___ Supplied material ___
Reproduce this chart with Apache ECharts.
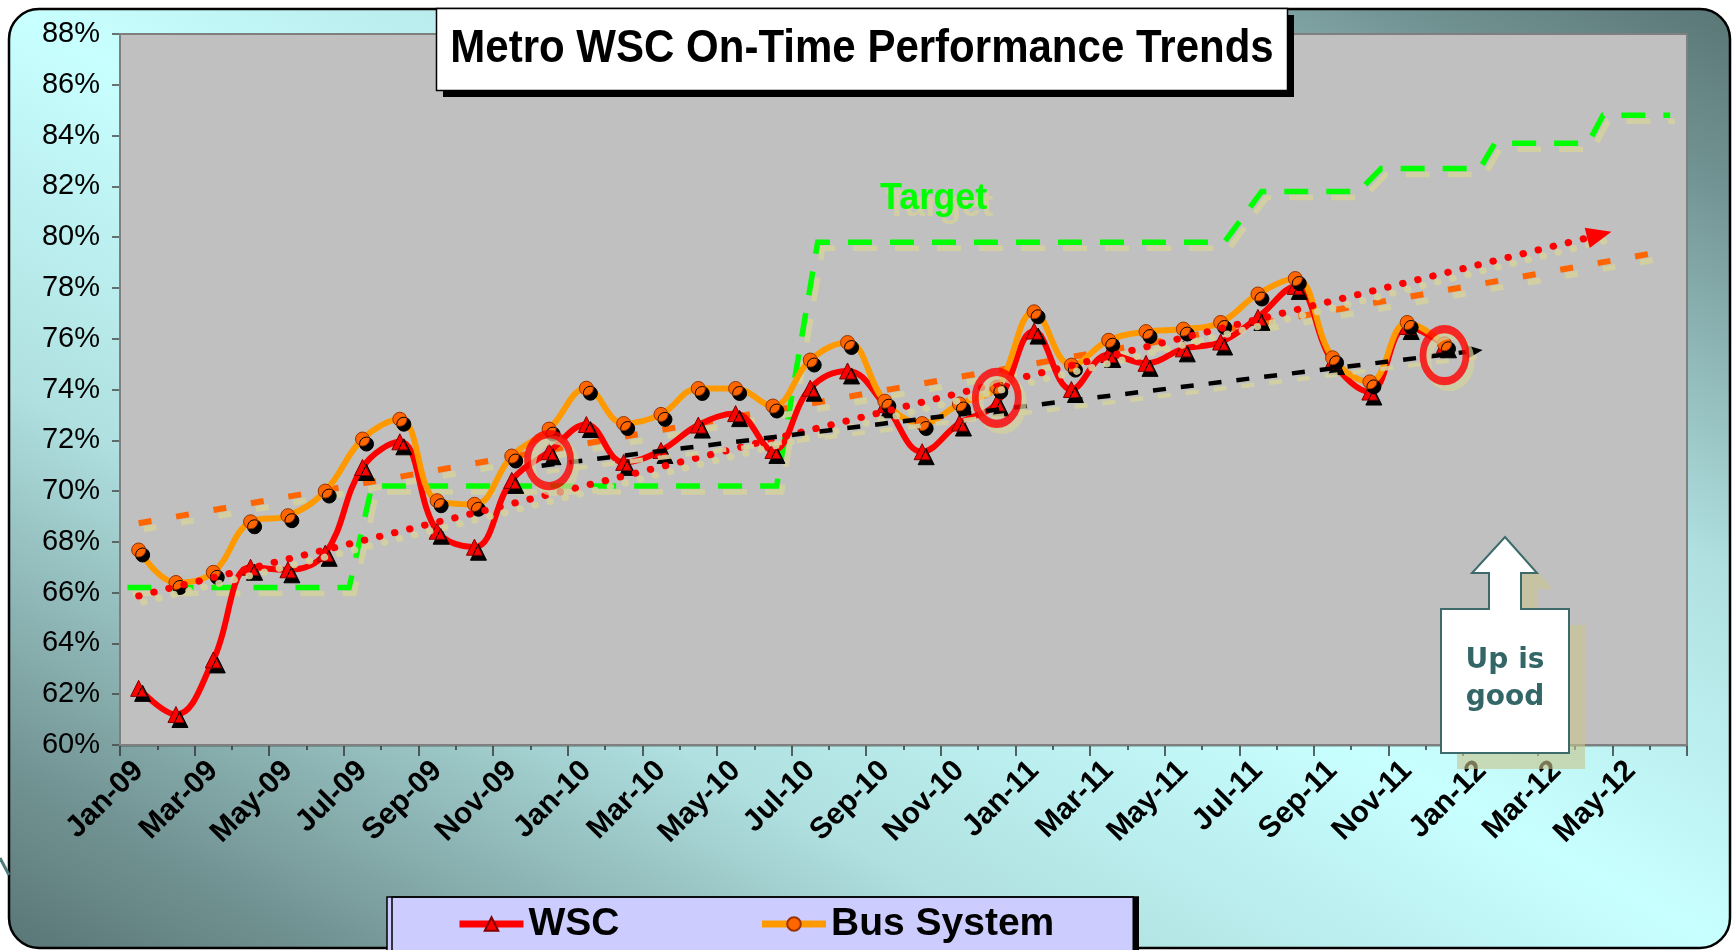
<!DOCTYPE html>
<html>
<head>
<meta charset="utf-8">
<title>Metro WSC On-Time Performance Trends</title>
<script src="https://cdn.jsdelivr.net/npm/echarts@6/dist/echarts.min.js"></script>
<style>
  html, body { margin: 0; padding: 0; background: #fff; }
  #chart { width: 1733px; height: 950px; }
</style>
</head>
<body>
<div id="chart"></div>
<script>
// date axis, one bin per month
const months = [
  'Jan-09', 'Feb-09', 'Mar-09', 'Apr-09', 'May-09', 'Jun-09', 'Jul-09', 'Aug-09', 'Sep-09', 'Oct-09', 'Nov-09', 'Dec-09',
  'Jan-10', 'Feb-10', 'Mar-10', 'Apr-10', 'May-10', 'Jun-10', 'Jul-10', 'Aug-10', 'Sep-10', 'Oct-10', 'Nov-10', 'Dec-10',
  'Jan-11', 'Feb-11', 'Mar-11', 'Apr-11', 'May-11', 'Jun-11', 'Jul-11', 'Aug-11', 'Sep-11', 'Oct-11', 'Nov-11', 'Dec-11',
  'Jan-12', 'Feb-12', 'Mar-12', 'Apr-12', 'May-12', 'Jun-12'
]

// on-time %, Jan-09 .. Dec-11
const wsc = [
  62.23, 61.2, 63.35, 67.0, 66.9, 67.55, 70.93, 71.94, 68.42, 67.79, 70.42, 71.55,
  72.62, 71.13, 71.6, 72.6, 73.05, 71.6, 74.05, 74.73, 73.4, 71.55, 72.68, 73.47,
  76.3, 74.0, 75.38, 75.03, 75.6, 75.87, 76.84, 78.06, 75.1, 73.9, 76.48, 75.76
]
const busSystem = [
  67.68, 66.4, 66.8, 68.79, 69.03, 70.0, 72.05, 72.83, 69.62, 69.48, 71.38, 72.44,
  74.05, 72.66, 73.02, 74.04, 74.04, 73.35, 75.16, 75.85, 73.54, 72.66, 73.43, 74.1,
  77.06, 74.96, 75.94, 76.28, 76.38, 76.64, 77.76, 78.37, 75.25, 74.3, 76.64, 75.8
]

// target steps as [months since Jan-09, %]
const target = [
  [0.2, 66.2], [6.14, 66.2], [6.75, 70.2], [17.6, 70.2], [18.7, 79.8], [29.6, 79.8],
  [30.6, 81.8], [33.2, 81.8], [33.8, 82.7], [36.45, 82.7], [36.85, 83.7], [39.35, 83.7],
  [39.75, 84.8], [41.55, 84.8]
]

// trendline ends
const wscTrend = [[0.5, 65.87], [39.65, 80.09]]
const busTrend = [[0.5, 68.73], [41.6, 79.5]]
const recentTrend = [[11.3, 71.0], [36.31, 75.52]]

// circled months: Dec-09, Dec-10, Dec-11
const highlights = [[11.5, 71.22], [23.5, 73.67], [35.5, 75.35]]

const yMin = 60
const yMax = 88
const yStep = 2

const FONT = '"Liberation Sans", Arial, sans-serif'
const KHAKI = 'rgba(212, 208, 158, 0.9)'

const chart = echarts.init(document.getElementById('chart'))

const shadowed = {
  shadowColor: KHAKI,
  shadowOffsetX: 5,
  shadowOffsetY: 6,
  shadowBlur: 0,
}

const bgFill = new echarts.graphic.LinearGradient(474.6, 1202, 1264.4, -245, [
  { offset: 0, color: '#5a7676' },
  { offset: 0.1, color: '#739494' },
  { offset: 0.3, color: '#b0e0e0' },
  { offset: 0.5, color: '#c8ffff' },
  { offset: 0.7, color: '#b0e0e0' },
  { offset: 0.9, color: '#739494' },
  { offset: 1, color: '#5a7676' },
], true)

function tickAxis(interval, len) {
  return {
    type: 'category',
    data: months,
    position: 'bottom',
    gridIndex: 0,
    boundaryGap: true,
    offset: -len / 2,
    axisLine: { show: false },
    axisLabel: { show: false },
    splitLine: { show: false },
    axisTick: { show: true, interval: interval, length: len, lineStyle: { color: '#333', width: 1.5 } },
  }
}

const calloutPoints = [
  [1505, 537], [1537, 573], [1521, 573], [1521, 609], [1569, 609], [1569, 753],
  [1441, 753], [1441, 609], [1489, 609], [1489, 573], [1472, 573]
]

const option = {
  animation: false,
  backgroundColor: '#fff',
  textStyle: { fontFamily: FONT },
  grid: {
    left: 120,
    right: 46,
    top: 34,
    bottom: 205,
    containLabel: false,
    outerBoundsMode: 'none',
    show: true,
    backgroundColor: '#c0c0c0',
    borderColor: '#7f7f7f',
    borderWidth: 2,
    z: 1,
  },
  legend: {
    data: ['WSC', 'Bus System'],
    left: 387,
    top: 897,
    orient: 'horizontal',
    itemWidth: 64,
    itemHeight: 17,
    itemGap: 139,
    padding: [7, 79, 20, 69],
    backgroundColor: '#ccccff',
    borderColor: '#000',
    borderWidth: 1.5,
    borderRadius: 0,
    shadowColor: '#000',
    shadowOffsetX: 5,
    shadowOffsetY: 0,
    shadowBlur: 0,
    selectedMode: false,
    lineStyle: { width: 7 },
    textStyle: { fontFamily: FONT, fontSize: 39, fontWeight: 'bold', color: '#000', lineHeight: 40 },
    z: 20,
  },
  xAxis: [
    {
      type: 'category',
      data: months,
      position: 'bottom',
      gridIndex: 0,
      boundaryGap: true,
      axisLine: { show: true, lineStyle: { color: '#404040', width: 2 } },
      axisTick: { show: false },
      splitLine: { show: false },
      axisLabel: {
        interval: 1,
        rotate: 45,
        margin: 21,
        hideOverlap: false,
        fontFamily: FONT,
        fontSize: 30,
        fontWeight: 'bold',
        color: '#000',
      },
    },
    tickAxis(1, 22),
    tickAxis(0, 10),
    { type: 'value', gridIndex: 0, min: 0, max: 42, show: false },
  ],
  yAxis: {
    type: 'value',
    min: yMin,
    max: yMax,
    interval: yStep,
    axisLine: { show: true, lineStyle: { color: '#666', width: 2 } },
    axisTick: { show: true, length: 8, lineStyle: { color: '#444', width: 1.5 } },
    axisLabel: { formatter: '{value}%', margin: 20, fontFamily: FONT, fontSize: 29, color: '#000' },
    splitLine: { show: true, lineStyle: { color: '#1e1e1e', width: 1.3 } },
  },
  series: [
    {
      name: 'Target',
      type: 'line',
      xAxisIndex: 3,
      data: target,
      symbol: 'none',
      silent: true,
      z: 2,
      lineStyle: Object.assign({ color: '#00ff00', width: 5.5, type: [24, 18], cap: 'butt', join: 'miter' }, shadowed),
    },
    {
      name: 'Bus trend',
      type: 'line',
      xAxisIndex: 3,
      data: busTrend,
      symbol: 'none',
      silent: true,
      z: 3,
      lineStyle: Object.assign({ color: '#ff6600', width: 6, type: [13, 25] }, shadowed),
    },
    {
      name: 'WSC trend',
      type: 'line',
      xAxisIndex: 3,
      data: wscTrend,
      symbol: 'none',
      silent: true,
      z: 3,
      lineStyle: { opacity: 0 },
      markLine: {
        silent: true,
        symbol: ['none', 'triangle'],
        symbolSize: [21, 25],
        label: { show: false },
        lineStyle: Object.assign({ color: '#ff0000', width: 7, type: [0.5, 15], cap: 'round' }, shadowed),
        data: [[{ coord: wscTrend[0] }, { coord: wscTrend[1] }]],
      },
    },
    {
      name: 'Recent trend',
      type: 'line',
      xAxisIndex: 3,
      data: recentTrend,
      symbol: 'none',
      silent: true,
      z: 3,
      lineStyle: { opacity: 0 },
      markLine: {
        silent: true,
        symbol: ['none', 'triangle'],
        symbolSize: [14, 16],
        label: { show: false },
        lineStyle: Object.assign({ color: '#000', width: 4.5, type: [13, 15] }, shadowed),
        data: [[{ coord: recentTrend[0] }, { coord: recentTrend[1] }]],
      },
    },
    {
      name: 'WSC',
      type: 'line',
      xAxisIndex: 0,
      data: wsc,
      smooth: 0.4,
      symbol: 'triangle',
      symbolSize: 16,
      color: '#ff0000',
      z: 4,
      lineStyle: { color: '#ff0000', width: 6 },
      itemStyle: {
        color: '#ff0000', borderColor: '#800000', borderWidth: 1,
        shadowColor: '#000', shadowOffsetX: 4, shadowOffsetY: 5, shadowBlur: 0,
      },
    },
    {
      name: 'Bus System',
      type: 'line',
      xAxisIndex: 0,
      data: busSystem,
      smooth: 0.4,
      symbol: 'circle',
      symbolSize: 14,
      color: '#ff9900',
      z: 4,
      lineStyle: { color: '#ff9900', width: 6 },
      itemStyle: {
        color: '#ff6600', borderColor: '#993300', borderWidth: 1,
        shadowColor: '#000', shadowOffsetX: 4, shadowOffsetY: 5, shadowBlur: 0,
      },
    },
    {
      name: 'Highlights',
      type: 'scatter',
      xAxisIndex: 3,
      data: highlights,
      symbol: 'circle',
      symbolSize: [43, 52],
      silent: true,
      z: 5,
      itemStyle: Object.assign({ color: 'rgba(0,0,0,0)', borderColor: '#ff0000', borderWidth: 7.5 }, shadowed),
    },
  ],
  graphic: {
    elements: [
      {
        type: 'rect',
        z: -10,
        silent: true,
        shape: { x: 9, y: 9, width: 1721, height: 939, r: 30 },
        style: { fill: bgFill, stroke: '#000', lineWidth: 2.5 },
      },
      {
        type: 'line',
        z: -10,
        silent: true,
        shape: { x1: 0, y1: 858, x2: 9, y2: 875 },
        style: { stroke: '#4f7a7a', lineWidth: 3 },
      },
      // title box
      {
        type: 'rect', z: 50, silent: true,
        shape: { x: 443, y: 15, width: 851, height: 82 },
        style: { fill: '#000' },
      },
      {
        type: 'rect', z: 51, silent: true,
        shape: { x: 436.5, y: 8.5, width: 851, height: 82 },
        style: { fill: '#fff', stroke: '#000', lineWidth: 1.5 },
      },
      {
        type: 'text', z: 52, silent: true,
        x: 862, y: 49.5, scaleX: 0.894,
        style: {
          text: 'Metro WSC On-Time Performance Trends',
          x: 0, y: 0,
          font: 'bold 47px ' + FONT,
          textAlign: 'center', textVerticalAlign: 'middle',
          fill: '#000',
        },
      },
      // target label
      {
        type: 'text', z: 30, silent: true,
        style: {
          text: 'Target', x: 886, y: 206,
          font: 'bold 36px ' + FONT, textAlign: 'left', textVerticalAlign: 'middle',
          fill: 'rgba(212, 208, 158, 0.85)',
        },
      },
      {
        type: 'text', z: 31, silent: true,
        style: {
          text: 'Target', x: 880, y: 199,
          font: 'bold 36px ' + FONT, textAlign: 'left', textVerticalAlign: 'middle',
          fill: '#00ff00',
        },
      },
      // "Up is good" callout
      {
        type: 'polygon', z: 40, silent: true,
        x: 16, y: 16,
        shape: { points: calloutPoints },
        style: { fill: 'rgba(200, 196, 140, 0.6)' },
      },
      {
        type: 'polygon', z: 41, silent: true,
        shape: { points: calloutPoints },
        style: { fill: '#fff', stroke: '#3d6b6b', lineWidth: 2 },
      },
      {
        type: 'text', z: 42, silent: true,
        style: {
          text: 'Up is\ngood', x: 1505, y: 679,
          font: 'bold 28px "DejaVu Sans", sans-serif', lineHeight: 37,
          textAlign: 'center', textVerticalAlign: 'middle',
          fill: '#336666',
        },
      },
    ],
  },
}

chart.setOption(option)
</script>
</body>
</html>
___
# [Stated goal]
Please restate the material above line by line, exactly, beginning at its first line and ending with the line that contains "const highlights = [[11.5, 71.22], [23.5, 73.67], [35.5, 75.35]]", without any pictures.

# [Written response]
Reproduce this chart with Apache ECharts.
<!DOCTYPE html>
<html>
<head>
<meta charset="utf-8">
<title>Metro WSC On-Time Performance Trends</title>
<script src="https://cdn.jsdelivr.net/npm/echarts@6/dist/echarts.min.js"></script>
<style>
  html, body { margin: 0; padding: 0; background: #fff; }
  #chart { width: 1733px; height: 950px; }
</style>
</head>
<body>
<div id="chart"></div>
<script>
// date axis, one bin per month
const months = [
  'Jan-09', 'Feb-09', 'Mar-09', 'Apr-09', 'May-09', 'Jun-09', 'Jul-09', 'Aug-09', 'Sep-09', 'Oct-09', 'Nov-09', 'Dec-09',
  'Jan-10', 'Feb-10', 'Mar-10', 'Apr-10', 'May-10', 'Jun-10', 'Jul-10', 'Aug-10', 'Sep-10', 'Oct-10', 'Nov-10', 'Dec-10',
  'Jan-11', 'Feb-11', 'Mar-11', 'Apr-11', 'May-11', 'Jun-11', 'Jul-11', 'Aug-11', 'Sep-11', 'Oct-11', 'Nov-11', 'Dec-11',
  'Jan-12', 'Feb-12', 'Mar-12', 'Apr-12', 'May-12', 'Jun-12'
]

// on-time %, Jan-09 .. Dec-11
const wsc = [
  62.23, 61.2, 63.35, 67.0, 66.9, 67.55, 70.93, 71.94, 68.42, 67.79, 70.42, 71.55,
  72.62, 71.13, 71.6, 72.6, 73.05, 71.6, 74.05, 74.73, 73.4, 71.55, 72.68, 73.47,
  76.3, 74.0, 75.38, 75.03, 75.6, 75.87, 76.84, 78.06, 75.1, 73.9, 76.48, 75.76
]
const busSystem = [
  67.68, 66.4, 66.8, 68.79, 69.03, 70.0, 72.05, 72.83, 69.62, 69.48, 71.38, 72.44,
  74.05, 72.66, 73.02, 74.04, 74.04, 73.35, 75.16, 75.85, 73.54, 72.66, 73.43, 74.1,
  77.06, 74.96, 75.94, 76.28, 76.38, 76.64, 77.76, 78.37, 75.25, 74.3, 76.64, 75.8
]

// target steps as [months since Jan-09, %]
const target = [
  [0.2, 66.2], [6.14, 66.2], [6.75, 70.2], [17.6, 70.2], [18.7, 79.8], [29.6, 79.8],
  [30.6, 81.8], [33.2, 81.8], [33.8, 82.7], [36.45, 82.7], [36.85, 83.7], [39.35, 83.7],
  [39.75, 84.8], [41.55, 84.8]
]

// trendline ends
const wscTrend = [[0.5, 65.87], [39.65, 80.09]]
const busTrend = [[0.5, 68.73], [41.6, 79.5]]
const recentTrend = [[11.3, 71.0], [36.31, 75.52]]

// circled months: Dec-09, Dec-10, Dec-11
const highlights = [[11.5, 71.22], [23.5, 73.67], [35.5, 75.35]]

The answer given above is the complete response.